Insuffisance de plateaux techniques, de matériels et de ressources humaines qualifiées
 
Avant 2009, le nombre de décès élevé à Principal (42%) est causé par un manque de politique préventive et active, de matériels et de ressources humaines qualifiées, mais aussi d'unité de traitement des malades. ''L'offre est limitée en terme de place. On a deux lits seulement pour la réanimation. Au-delà des aspects préhospitaliers, elle est assujettie à des actes chirurgicaux. Et ces actes sont obligatoirement assortis des moyens pour la greffe cutanée'', a déploré Dr Mamadou Mansour Fall.
 
De l'avis de ce dernier, c'est un problème de plateau technique et de ressources humaines qui se pose et qu'il urge de résoudre. ''En ce qui concerne les ressources humaines, nous avons 4 chirurgiens traumatologues, trois anesthésistes-réanimateurs, 6 infirmiers d’état, 4 aides-soignants'', a dit l’anesthésiste-réanimateur.

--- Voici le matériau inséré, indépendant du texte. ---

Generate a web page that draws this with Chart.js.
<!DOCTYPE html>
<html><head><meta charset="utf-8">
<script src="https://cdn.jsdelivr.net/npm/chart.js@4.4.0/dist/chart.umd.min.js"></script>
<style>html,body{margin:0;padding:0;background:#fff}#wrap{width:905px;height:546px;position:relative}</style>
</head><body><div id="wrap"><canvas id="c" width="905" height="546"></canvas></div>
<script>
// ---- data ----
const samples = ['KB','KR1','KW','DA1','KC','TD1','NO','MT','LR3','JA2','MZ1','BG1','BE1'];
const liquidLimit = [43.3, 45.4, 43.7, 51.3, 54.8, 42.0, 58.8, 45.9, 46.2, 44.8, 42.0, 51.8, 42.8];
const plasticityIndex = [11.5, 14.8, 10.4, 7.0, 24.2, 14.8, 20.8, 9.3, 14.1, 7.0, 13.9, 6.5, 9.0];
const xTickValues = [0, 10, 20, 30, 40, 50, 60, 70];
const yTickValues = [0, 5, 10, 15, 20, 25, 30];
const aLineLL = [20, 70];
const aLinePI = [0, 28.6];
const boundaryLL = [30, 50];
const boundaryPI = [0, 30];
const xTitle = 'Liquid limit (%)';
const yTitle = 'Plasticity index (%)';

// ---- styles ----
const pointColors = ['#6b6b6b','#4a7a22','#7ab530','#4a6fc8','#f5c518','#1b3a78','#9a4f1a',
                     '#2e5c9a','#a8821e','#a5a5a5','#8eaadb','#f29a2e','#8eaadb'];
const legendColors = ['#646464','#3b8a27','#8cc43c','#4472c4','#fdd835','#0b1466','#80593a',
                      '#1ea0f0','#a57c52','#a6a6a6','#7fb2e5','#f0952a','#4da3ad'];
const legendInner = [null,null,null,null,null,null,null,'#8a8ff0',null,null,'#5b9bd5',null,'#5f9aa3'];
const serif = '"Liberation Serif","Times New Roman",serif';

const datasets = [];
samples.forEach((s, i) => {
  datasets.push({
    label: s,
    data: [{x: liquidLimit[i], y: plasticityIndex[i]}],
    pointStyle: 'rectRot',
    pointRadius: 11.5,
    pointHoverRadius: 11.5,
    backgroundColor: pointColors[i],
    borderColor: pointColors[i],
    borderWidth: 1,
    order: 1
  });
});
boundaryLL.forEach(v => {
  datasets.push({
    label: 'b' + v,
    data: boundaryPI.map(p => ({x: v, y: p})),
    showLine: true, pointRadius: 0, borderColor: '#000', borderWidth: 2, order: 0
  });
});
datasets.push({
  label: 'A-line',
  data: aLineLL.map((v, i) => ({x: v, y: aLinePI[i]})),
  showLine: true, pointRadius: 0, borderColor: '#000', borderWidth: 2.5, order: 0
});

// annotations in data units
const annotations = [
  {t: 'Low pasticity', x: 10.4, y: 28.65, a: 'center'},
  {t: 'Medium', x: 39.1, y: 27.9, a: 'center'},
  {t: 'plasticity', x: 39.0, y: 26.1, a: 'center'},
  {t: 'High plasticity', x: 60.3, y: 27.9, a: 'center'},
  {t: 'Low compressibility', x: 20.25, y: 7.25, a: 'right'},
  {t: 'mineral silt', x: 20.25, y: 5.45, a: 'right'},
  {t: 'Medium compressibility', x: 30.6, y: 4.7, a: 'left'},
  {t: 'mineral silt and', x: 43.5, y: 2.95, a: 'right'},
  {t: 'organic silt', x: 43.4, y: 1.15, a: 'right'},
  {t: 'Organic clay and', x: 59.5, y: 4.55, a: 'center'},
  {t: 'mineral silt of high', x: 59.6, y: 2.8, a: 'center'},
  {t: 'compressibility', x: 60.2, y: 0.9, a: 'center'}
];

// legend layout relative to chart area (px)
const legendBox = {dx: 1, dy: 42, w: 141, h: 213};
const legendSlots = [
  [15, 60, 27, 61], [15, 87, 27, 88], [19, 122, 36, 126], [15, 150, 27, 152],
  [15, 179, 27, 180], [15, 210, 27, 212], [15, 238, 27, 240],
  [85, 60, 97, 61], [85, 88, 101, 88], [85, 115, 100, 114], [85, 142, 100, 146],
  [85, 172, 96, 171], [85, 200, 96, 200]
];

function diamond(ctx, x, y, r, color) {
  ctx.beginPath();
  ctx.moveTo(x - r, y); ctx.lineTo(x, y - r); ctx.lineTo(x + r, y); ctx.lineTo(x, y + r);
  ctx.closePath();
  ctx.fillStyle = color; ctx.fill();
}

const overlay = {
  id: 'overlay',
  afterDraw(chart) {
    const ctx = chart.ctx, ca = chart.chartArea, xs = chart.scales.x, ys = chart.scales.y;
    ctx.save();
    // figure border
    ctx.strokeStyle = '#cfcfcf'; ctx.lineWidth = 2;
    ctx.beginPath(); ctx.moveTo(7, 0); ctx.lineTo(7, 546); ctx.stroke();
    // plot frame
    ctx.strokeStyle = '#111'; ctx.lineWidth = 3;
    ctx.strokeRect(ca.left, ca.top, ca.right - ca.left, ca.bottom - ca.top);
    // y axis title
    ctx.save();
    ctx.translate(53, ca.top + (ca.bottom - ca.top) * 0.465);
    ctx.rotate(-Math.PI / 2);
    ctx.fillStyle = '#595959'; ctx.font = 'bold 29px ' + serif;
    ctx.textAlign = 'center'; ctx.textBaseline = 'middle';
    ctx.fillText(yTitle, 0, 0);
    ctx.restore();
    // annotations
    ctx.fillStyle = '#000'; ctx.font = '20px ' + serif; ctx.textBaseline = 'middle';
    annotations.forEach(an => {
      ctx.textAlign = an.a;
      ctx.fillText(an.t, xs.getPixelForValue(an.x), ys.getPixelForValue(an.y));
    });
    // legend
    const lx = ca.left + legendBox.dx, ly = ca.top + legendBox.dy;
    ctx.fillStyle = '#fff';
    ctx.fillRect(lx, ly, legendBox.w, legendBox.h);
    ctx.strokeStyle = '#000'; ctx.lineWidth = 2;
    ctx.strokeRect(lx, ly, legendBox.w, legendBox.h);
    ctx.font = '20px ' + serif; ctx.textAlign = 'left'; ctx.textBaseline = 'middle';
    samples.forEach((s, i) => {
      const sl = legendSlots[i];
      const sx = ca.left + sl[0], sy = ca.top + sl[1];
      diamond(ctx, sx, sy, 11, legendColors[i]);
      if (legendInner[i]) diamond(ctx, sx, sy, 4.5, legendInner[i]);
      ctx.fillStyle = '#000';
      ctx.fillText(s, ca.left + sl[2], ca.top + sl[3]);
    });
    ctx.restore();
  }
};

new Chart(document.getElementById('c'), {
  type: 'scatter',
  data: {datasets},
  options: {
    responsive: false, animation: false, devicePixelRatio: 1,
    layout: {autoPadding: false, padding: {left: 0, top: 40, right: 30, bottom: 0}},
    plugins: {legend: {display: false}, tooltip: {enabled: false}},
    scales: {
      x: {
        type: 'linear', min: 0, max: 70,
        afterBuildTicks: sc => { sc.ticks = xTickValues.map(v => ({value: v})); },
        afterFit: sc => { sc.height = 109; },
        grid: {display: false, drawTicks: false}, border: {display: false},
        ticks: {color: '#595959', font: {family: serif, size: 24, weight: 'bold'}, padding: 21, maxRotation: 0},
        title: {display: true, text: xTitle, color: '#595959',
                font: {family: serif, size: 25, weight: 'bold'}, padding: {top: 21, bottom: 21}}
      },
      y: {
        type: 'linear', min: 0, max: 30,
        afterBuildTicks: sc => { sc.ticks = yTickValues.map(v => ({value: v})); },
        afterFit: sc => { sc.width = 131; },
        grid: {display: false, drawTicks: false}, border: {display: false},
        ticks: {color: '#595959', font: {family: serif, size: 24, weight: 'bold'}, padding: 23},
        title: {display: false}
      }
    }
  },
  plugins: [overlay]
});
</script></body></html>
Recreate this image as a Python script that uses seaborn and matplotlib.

Cependant, il a soutenu que les malades arrivent  très souvent d'une manière non conventionnelle, c'est-à-dire non médicalisés et la non-médicalisation d'un brûlé grave est synonyme d'aggravation avec des défaillances d'organes, ce qui rend beaucoup plus difficile leur tâche de réanimation.
 
''Très souvent, ils sont transportés dans des conditions qui ne sont pas idoines, donc non protégés de l'infection. Ils viennent avec des souffrances surajoutées qui ne seyent avec une médicalisation des secours. C'est vrai qu'il y a la prise en charge hospitalière, mais c'est la prise en charge préhospitalière qui fait beaucoup défaut dans ce pays'', a-t-il dénoncé.
 
Hormis l'absence de matériel, la prise en charge est vraiment onéreuse. ''On est à 60 000 francs de réanimation par jour, sans compter tous les actes pratiqués chez le malade et qui ne sont pas payés, ce qui est ridicule. Il faut varier avec ça. Sinon, ça ne sert à rien de rehausser le coût de prise en charge des brûlés sans leur offrir réellement les soins nécessaires. Pour cela, il faut faire un effort'', a conclu le docteur Mamadou Mansour Fall de l’hôpital principal.
 
 
L'absence d'un centre pour le traitement des brûlés décriée
 
Le professeur Bacary Diatta, médecin colonel chef du département urgence anesthésie réanimation de l’hôpital principal, soutient la nécessité de créer un centre pour le traitement des brûlés, mais aussi la formation des ressources humaines. ''La prise en charge des patients ne s'improvise pas.
 
Elle doit se faire dans un cadre bien précis, avec un protocole et un personnel bien spécialisé, avec des médecins ou infirmiers bien formés, des produits médicamenteux un peu particuliers et des techniques chirurgicales de recouvrement particulières'', soutient-il. C'est pourquoi, poursuit-il, ''il faut une formation interne des médecins mais aussi externe.
 
C'est-à-dire que les médecins peuvent subir une formation à l’extérieur au terme de laquelle un diplôme leur sera délivré ; ce qui fera d'eux des spécialistes en brûrologie au Sénégal. Deux hôpitaux prennent en chargent les brûlés (Le Dantec et Principal). Et ce ne sont pas des centres en tant que tels, ce sont des unités de traitement de brûlés. C'est-à-dire qu'on a isolé ces brûlés dans le centre service de réanimation'', a souligné Professeur Diatta.
 
De son côté, le Docteur Élisabeth Diouf de l’hôpital Aristide Le Dantec a souligné qu'il n'y a aucune amélioration en ce qui concerne la prise en charge des brûlés dans ladite structure. ''Les pansements se font en bloc opératoire à cause du manque de salle de pansement. Les complications infectieuses sont à 40%''.